- **Written task**:
Write out the entries below exactly, starting at the first line and stopping after the line that contains "plt.rcParams['mathtext.bf'] = 'Liberation"; skip all pictures.

/---

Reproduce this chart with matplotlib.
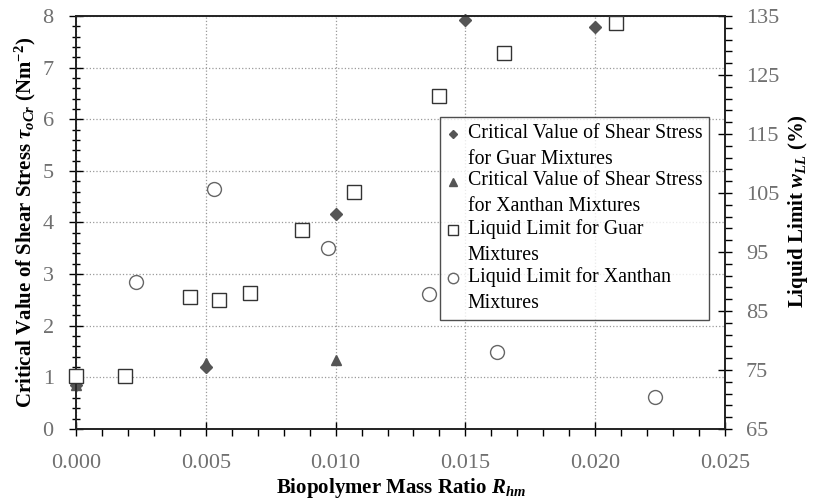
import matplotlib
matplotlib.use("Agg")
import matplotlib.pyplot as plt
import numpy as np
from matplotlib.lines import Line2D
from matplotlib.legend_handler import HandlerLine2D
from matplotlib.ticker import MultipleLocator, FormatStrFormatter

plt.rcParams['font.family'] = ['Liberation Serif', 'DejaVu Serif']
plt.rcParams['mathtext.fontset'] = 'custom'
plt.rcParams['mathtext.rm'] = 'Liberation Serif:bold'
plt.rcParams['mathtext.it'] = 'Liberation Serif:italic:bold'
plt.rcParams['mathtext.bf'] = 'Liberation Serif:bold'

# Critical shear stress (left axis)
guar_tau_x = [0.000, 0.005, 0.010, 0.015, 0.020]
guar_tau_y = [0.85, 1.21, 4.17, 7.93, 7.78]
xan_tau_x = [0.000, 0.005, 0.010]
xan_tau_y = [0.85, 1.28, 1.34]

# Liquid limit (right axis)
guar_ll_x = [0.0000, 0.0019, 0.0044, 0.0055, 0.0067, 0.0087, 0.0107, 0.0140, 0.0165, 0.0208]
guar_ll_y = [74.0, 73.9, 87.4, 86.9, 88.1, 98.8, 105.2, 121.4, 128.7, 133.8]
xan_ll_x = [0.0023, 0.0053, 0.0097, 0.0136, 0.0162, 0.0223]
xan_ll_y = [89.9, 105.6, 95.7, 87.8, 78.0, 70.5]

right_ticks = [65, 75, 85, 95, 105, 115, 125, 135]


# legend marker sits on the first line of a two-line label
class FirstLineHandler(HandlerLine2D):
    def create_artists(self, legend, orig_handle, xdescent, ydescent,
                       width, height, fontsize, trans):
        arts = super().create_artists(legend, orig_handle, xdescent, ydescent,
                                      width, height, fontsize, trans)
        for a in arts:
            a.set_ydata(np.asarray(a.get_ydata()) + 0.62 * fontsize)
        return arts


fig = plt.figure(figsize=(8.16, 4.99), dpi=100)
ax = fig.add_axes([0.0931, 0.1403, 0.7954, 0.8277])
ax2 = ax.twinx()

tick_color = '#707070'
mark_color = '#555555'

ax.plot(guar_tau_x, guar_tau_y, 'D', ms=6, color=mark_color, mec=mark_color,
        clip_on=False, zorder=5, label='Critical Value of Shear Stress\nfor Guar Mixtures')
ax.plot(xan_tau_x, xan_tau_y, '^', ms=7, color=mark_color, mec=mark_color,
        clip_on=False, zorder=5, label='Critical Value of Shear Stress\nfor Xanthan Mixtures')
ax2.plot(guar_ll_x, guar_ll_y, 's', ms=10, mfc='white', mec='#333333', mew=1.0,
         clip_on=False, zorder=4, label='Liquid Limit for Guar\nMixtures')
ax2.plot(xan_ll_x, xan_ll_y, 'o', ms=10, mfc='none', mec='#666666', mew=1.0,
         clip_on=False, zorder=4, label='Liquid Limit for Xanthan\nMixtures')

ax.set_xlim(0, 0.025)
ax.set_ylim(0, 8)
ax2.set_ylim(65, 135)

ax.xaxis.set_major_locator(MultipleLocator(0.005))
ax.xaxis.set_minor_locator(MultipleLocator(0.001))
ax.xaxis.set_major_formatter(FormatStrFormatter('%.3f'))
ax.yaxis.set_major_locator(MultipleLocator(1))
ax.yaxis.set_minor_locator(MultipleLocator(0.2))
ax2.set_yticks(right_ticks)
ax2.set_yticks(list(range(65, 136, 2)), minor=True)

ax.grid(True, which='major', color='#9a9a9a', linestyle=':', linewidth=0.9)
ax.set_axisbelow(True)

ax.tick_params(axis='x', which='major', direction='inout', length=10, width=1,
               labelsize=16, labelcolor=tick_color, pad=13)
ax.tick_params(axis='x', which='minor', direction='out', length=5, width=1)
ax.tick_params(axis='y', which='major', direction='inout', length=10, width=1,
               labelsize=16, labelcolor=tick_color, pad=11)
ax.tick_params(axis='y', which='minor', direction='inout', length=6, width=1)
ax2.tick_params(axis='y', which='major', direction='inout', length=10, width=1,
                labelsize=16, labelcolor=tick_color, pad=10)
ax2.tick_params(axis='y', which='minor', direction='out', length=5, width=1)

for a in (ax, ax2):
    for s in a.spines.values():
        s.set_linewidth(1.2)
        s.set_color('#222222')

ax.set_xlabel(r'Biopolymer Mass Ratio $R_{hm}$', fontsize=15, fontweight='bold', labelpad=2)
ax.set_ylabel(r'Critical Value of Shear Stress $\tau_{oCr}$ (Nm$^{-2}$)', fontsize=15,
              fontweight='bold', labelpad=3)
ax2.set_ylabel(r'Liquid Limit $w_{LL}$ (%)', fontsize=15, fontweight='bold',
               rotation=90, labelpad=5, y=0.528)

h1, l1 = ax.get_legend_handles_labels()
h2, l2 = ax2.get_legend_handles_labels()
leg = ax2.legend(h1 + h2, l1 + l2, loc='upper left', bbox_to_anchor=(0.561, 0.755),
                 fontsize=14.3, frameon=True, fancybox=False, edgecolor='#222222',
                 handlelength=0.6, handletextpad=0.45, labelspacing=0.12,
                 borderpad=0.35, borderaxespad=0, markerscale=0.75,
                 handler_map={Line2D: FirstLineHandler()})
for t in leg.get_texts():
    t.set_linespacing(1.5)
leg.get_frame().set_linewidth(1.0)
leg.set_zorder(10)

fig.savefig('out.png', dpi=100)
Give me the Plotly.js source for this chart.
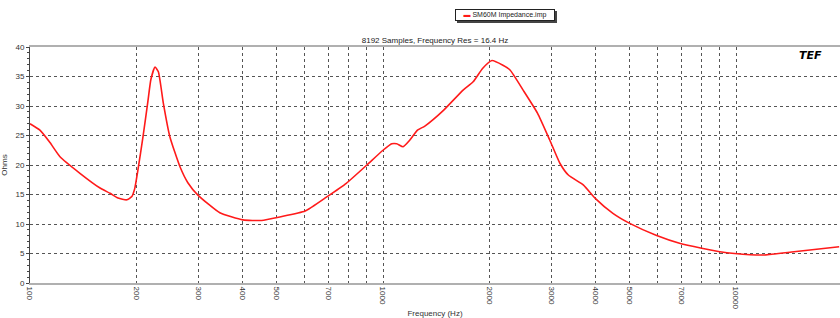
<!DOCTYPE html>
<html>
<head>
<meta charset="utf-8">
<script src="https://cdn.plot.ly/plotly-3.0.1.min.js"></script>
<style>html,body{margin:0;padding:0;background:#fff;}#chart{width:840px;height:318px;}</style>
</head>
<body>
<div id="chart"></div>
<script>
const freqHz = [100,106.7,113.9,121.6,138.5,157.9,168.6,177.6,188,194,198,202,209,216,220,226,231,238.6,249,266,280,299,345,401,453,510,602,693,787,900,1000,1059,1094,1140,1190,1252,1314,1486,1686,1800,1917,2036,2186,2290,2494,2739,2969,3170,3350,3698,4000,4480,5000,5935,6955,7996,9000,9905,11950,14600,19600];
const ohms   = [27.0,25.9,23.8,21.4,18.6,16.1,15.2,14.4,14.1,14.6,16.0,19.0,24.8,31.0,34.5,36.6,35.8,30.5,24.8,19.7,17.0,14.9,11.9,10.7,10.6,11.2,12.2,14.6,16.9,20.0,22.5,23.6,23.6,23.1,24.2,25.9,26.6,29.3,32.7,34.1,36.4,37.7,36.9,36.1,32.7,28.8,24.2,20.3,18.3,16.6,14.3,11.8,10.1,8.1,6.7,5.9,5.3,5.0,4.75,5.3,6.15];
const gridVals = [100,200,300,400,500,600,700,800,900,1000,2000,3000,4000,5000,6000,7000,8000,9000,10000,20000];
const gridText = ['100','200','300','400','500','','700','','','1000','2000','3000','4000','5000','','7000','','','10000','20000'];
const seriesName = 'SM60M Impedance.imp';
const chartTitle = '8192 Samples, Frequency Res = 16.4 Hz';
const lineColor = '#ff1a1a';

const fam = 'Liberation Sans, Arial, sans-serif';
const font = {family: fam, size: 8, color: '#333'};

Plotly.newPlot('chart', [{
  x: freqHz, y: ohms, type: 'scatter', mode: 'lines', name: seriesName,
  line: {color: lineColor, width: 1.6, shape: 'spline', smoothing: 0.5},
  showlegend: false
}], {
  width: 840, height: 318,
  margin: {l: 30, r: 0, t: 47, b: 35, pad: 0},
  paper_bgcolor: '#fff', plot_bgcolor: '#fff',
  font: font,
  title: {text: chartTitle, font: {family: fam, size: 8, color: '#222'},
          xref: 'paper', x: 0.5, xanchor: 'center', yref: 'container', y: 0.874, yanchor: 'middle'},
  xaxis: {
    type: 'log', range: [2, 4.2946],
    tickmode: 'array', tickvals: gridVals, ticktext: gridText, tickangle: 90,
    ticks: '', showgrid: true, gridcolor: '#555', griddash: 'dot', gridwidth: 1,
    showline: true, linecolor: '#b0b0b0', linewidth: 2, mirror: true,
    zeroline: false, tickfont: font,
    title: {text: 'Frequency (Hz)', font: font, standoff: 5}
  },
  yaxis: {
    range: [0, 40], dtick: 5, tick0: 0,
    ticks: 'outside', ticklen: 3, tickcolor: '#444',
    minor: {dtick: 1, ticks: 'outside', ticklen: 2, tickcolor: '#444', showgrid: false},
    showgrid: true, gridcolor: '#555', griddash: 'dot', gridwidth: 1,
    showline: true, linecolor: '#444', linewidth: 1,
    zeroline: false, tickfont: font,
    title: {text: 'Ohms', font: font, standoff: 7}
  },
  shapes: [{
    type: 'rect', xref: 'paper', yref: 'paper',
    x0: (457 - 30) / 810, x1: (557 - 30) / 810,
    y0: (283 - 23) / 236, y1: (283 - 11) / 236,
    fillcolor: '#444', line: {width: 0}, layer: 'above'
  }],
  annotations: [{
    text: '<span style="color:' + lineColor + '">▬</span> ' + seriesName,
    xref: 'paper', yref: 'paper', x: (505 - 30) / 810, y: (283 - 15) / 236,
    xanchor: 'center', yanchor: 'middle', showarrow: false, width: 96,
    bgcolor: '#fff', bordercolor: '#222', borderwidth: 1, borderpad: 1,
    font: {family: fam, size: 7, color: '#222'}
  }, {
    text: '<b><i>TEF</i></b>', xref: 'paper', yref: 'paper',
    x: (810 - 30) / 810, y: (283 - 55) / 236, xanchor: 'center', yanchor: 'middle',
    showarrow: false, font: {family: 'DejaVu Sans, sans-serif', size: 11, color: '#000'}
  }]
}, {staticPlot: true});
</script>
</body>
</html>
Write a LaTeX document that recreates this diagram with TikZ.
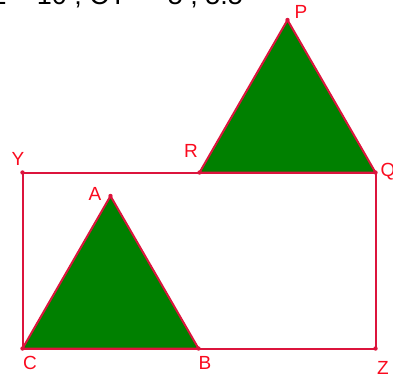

\---

- **Exercise answer**:
Reproduce this chart with matplotlib.
import matplotlib
matplotlib.use("Agg")
import matplotlib.pyplot as plt
import numpy as np
from matplotlib.lines import Line2D
from matplotlib.legend_handler import HandlerLine2D
from matplotlib.ticker import MultipleLocator, FormatStrFormatter

plt.rcParams['font.family'] = ['Liberation Serif', 'DejaVu Serif']
plt.rcParams['mathtext.fontset'] = 'custom'
plt.rcParams['mathtext.rm'] = 'Liberation Serif:bold'
plt.rcParams['mathtext.it'] = 'Liberation Serif:italic:bold'
plt.rcParams['mathtext.bf'] = 'Liberation Serif:bold'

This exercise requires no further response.